Sometimes you just have parts lying around and want to make something out of them. [Tymkrs] had a robot paper cutter, so naturally they made punch cards. But then, of course, they needed a punch card reader, so they made one of those too. All with stuff lying around the shop.
The Silhouette Portrait paper cutter is meant for scrapbooking, but what evokes memories of the past more than punchcards? To cut out their data, rather than cute kittens or flowers, they wrote some custom code to turn ASCII characters into rows of dots. And the cards are done — you just have to clean up the holes that didn’t completely cut. These are infamously known as hanging chads.
The reader is made up of a block of wood, with a gap for the cards and perpendicular holes drilled for LEDs and photoresistors. This is cabled to a Propeller dev board with some simple firmware. We would have used photodiodes or phototransistors, because that’s what’s in our junk box (and because they have faster reaction time), but when you’ve got lemons, make lemonade.
OK, now that you’ve got a punch card reader and writer, what do you do with it? Password storage comes to mind.
I had an old Intel PROM programmer from the 70s that I picked up (long story) that programmed the PROM chips from a punched paper tape. The sensor was a row of small (3mm x 3mm) solar cells with a long halogen tube opposite them. The tape fed between them. It really amazed me how fast the tape was able to run, even with such a slow sensor as a solar cell…
The other related story that I have is that when I worked at Atomic Energy of Canada up in northern Ontario during the summers as an undergrad, the campus library used old Fortran punch cards as library slips. We always would decode our slips do see what programming statement (or operand) we had been given :)
The next step would have been to use them in a RoboRally/Bingo style game e.g. first person to come up with a Fibonacci routine wins. :)
Isn’t solar cell just a big photodiode?

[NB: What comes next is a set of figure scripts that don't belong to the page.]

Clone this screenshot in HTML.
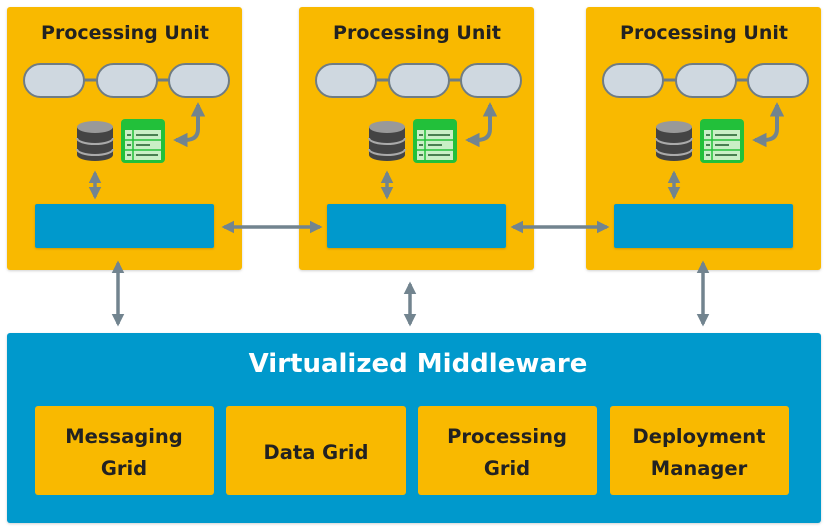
<!DOCTYPE html>
<html><head><meta charset="utf-8"><style>
html,body{margin:0;padding:0;background:#fff;}
svg{display:block;}
text{font-family:"DejaVu Sans","Liberation Sans",sans-serif;font-weight:bold;}
</style></head><body>
<svg width="828" height="531" viewBox="0 0 828 531" xmlns="http://www.w3.org/2000/svg">
<defs>
<filter id="sh" x="-5%" y="-5%" width="110%" height="110%"><feDropShadow dx="0" dy="1" stdDeviation="1.2" flood-color="#000" flood-opacity="0.18"/></filter>
<marker id="ah" viewBox="0 0 10 10" refX="8" refY="5" markerWidth="3.6" markerHeight="3.6" orient="auto-start-reverse"><path d="M0,0 L10,5 L0,10 z" fill="#72848f"/></marker>
<g id="unit">
  <rect x="0" y="0" width="235" height="263" rx="3" fill="#f9b900" filter="url(#sh)"/>
  <text x="118" y="32" font-size="19" text-anchor="middle" fill="#222">Processing Unit</text>
  <line x1="76" y1="73" x2="90" y2="73" stroke="#6f7c84" stroke-width="3"/>
  <line x1="149" y1="73" x2="162" y2="73" stroke="#6f7c84" stroke-width="3"/>
  <rect x="17" y="57" width="60" height="33" rx="16.5" fill="#cfd8e0" stroke="#6f7c84" stroke-width="2"/>
  <rect x="90" y="57" width="60" height="33" rx="16.5" fill="#cfd8e0" stroke="#6f7c84" stroke-width="2"/>
  <rect x="162" y="57" width="60" height="33" rx="16.5" fill="#cfd8e0" stroke="#6f7c84" stroke-width="2"/>
  <path d="M70,120 v28 a18,6 0 0 0 36,0 v-28 z" fill="#444"/>
  <ellipse cx="88" cy="120" rx="18" ry="6" fill="#999"/>
  <path d="M70,131 a18,6 0 0 0 36,0 M70,142 a18,6 0 0 0 36,0" stroke="#aaa" stroke-width="2" fill="none"/>
  <rect x="114" y="112" width="44" height="44" rx="4" fill="#22c03a"/>
  <rect x="118" y="123" width="36" height="30" fill="#c9efc6"/>
  <path d="M118,133 h36 M118,143 h36 M126,123 v30" stroke="#22c03a" stroke-width="1.5"/>
  <path d="M120,128 h4 M129,128 h22 M120,138 h4 M129,138 h14 M120,148 h4 M129,148 h22" stroke="#1f5a2a" stroke-width="1.6"/>
  <path d="M191,98 V122 Q191,133 178,133 H169" stroke="#72848f" stroke-width="4" fill="none" marker-start="url(#ah)" marker-end="url(#ah)"/>
  <line x1="88" y1="166" x2="88" y2="190" stroke="#72848f" stroke-width="3.5" marker-start="url(#ah)" marker-end="url(#ah)"/>
  <rect x="28" y="197" width="179" height="44" rx="2" fill="#0099cc" filter="url(#sh)"/>
</g>
</defs>
<use href="#unit" x="7" y="7"/>
<use href="#unit" x="299" y="7"/>
<use href="#unit" x="586" y="7"/>
<line x1="224" y1="227" x2="320" y2="227" stroke="#72848f" stroke-width="3.5" marker-start="url(#ah)" marker-end="url(#ah)"/>
<line x1="513" y1="227" x2="607" y2="227" stroke="#72848f" stroke-width="3.5" marker-start="url(#ah)" marker-end="url(#ah)"/>
<line x1="118" y1="263" x2="118" y2="324" stroke="#72848f" stroke-width="3.5" marker-start="url(#ah)" marker-end="url(#ah)"/>
<line x1="410" y1="284" x2="410" y2="324" stroke="#72848f" stroke-width="3.5" marker-start="url(#ah)" marker-end="url(#ah)"/>
<line x1="703" y1="263" x2="703" y2="324" stroke="#72848f" stroke-width="3.5" marker-start="url(#ah)" marker-end="url(#ah)"/>
<rect x="7" y="333" width="814" height="190" rx="3" fill="#0099cc" filter="url(#sh)"/>
<text x="418" y="372" font-size="26" text-anchor="middle" fill="#fff">Virtualized Middleware</text>
<g font-size="19.5" fill="#222" text-anchor="middle">
<rect x="35" y="406" width="179" height="89" rx="3" fill="#f9b900"/>
<text x="124" y="443">Messaging</text><text x="124" y="475">Grid</text>
<rect x="226" y="406" width="180" height="89" rx="3" fill="#f9b900"/>
<text x="316" y="459">Data Grid</text>
<rect x="418" y="406" width="179" height="89" rx="3" fill="#f9b900"/>
<text x="507" y="443">Processing</text><text x="507" y="475">Grid</text>
<rect x="610" y="406" width="179" height="89" rx="3" fill="#f9b900"/>
<text x="699" y="443">Deployment</text><text x="699" y="475">Manager</text>
</g>
</svg>
</body></html>
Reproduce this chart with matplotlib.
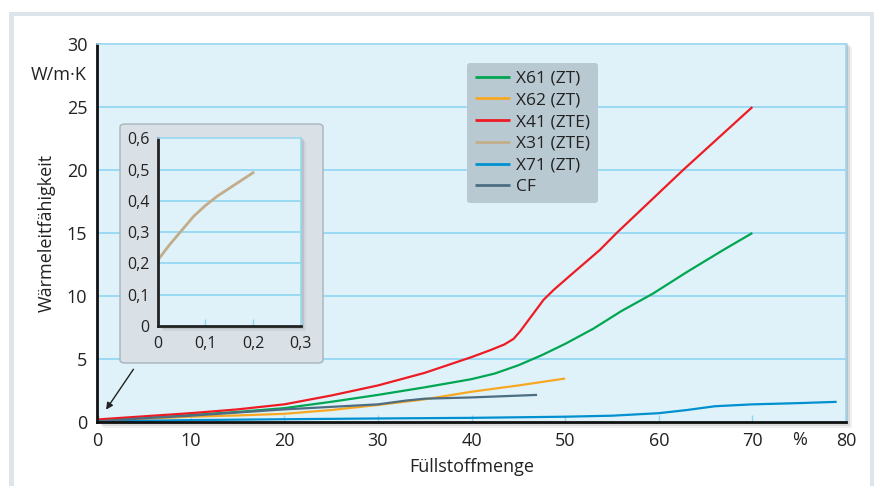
import matplotlib
matplotlib.use("Agg")
import matplotlib.pyplot as plt
from matplotlib.patches import FancyBboxPatch, Rectangle

plt.rcParams['font.family'] = ['Open Sans', 'DejaVu Sans']

# --- data ---
x61_x = [0, 5, 10, 15, 20, 25, 30, 35, 40, 42.5, 45, 47.5, 50, 53, 56, 59.4, 63, 67, 70]
x61_y = [0.1, 0.3, 0.55, 0.8, 1.1, 1.6, 2.15, 2.75, 3.4, 3.85, 4.5, 5.3, 6.2, 7.4, 8.8, 10.2, 11.9, 13.7, 15.0]

x62_x = [0, 5, 10, 15, 20, 25, 30, 35, 40, 45, 50]
x62_y = [0.05, 0.25, 0.42, 0.52, 0.65, 0.95, 1.35, 1.8, 2.4, 2.9, 3.45]

x41_x = [0, 5, 10, 15, 20, 25, 30, 35, 40, 42, 43.5, 44.5, 45.2, 46, 46.8, 47.7, 48.8, 50.5, 53.7, 55.5, 62.6, 70]
x41_y = [0.2, 0.45, 0.7, 1.0, 1.4, 2.1, 2.9, 3.9, 5.15, 5.7, 6.15, 6.6, 7.2, 8.0, 8.8, 9.7, 10.5, 11.6, 13.65, 15.0, 20.0, 25.0]

x31_x = [0, 0.025, 0.05, 0.075, 0.1, 0.125, 0.15, 0.175, 0.2]
x31_y = [0.21, 0.26, 0.305, 0.35, 0.385, 0.415, 0.44, 0.465, 0.49]

x71_x = [0, 10, 20, 30, 40, 50, 55, 60, 63, 66, 70, 75, 79]
x71_y = [0.05, 0.15, 0.22, 0.28, 0.33, 0.42, 0.5, 0.7, 0.95, 1.25, 1.4, 1.5, 1.6]

cf_x = [0, 5, 10, 15, 20, 25, 30, 33, 35, 40, 47]
cf_y = [0.05, 0.3, 0.5, 0.75, 1.0, 1.2, 1.4, 1.7, 1.85, 1.95, 2.15]

series = [
    ("X61 (ZT)", x61_x, x61_y, "#00a651"),
    ("X62 (ZT)", x62_x, x62_y, "#f7a823"),
    ("X41 (ZTE)", x41_x, x41_y, "#ed1c24"),
    ("X31 (ZTE)", x31_x, x31_y, "#c2ad8b"),
    ("X71 (ZT)", x71_x, x71_y, "#0090d0"),
    ("CF", cf_x, cf_y, "#4d6d82"),
]

x_ticks = [0, 10, 20, 30, 40, 50, 60, 70, 80]
y_ticks = [0, 5, 10, 15, 20, 25, 30]
inset_x_ticks = [0, 0.1, 0.2, 0.3]
inset_y_ticks = [0, 0.1, 0.2, 0.3, 0.4, 0.5, 0.6]

BG = "#e0f2f9"
GRID = "#8fd5f2"
W, H = 874, 486

fig = plt.figure(figsize=(W / 100, H / 100), dpi=100)

def fbox(x0, y0, x1, y1):
    # pixel box (top-left origin) -> figure fraction
    return (x0 / W, 1 - y1 / H, (x1 - x0) / W, (y1 - y0) / H)

# outer frame
b = fbox(9, 12, 880, 490)
fig.patches.append(Rectangle(b[:2], *b[2:], transform=fig.transFigure,
                             facecolor="#dde4ea", edgecolor="none", zorder=-3))
b = fbox(14, 16, 870, 490)
fig.patches.append(Rectangle(b[:2], *b[2:], transform=fig.transFigure,
                             facecolor="white", edgecolor="none", zorder=-2))

# soft shadow of main plot
for off, a in [(6, 0.08), (4, 0.12), (2, 0.18)]:
    b = fbox(97 + off, 44 + off - 3, 846 + off, 422 + off)
    fig.patches.append(Rectangle(b[:2], *b[2:], transform=fig.transFigure,
                                 facecolor="#404850", alpha=a, edgecolor="none", zorder=-1))

ax = fig.add_axes(fbox(97, 44, 846, 422), zorder=0)
ax.set_facecolor(BG)
for lab, xs, ys, c in series:
    ax.plot(xs, ys, color=c, lw=1.6, label=lab, solid_capstyle="butt", solid_joinstyle="round")

ax.set_xlim(0, 80)
ax.set_ylim(0, 30)
ax.set_xticks(x_ticks)
ax.set_yticks(y_ticks)
ax.set_xticklabels([str(v) for v in x_ticks])
ax.set_yticklabels([str(v) for v in y_ticks])
for y in y_ticks[1:-1]:
    ax.axhline(y, color=GRID, lw=1.2, zorder=0.5)
ax.tick_params(axis="x", direction="in", length=5, width=1, color=GRID, pad=7, labelsize=13, labelcolor="#222222")
ax.tick_params(axis="y", length=0, pad=7, labelsize=13, labelcolor="#222222")
for s in ["left", "bottom"]:
    ax.spines[s].set_color("#111111")
    ax.spines[s].set_linewidth(2)
for s in ["top", "right"]:
    ax.spines[s].set_color("#9ad8f0")
    ax.spines[s].set_linewidth(1.2)

ax.text(75, -0.75, "%", ha="center", va="top", fontsize=13, color="#222222")
ax.set_xlabel("Füllstoffmenge", fontsize=13, color="#222222", labelpad=6)
ax.set_ylabel("Wärmeleitfähigkeit", fontsize=13, color="#222222", labelpad=8)
ax.text(-1.1, 27.5, "W/m·K", ha="right", va="center", fontsize=13, color="#222222")

leg = ax.legend(loc="upper left", bbox_to_anchor=(0.494, 0.95), borderaxespad=0,
                fontsize=12.5, frameon=True, fancybox=True, handlelength=2.0,
                labelspacing=0.32, handletextpad=0.4, borderpad=0.45)
leg.get_frame().set_facecolor("#b9c9d2")
leg.get_frame().set_edgecolor("none")
leg.get_frame().set_alpha(1)
for t in leg.get_texts():
    t.set_color("#222222")
for h in leg.get_lines():
    h.set_linewidth(2)

ax.annotate("", xy=(0.8, 0.8), xytext=(4.06, 4.37),
            arrowprops=dict(arrowstyle="-|>", color="#222222", lw=1, mutation_scale=10))

# inset panel
b = fbox(120, 124, 323, 363)
fig.patches.append(FancyBboxPatch(b[:2], b[2], b[3], boxstyle="round,pad=0,rounding_size=0.006",
                                  transform=fig.transFigure, facecolor="#d9e0e6",
                                  edgecolor="#a8b3bc", lw=1, zorder=1))
for off, a in [(5, 0.08), (3, 0.12), (1.5, 0.18)]:
    b = fbox(157.7 + off, 138.3 + off - 2, 300.7 + off, 326 + off)
    fig.patches.append(Rectangle(b[:2], *b[2:], transform=fig.transFigure,
                                 facecolor="#404850", alpha=a, edgecolor="none", zorder=1.5))

axi = fig.add_axes(fbox(157.7, 138.3, 300.7, 326), zorder=2)
axi.set_facecolor(BG)
axi.plot(x31_x, x31_y, color="#c2ad8b", lw=2)
axi.set_xlim(0, 0.3)
axi.set_ylim(0, 0.6)
axi.set_xticks(inset_x_ticks)
axi.set_yticks(inset_y_ticks)
axi.set_xticklabels([str(v).replace(".", ",") for v in inset_x_ticks])
axi.set_yticklabels([("0" if v == 0 else str(v).replace(".", ",")) for v in inset_y_ticks])
for y in inset_y_ticks[1:-1]:
    axi.axhline(y, color=GRID, lw=1.2, zorder=0.5)
axi.tick_params(axis="x", direction="in", length=5, width=1, color=GRID, pad=7, labelsize=11.5, labelcolor="#222222")
axi.tick_params(axis="y", length=0, pad=6, labelsize=11.5, labelcolor="#222222")
for s in ["left", "bottom"]:
    axi.spines[s].set_color("#222222")
    axi.spines[s].set_linewidth(2)
for s in ["top", "right"]:
    axi.spines[s].set_color("#9ad8f0")
    axi.spines[s].set_linewidth(1.2)

fig.savefig("out.png", dpi=100)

AFAIK they ARE fast, they probably just have bigger capacitance. Low input impedance would help here.
Carla /was/ the PROM queen!
The tiny “solar cells” are PIN photodiodes (BPW34 or similar), primarily used as IR detector for TV remote control.
A good application for this would be cost-effective security cards. A card with holes in it will always be cheaper than a magnetic swipe card or a near field card, plus, this can’t be sniffed.
But much easier to copy. For low level security or novelty use it would be fine.
Could be a great exhibit at a science museum where kids can get their name “printed” on a punch card and have it read by a device on display.
That is a really cute idea! I was toying with the idea of having it for each of our hackerspace members. 5 points for coming, 100 points for cleaning something :p. Then they could redeem it at the end of the year for oriental trading erasers haha.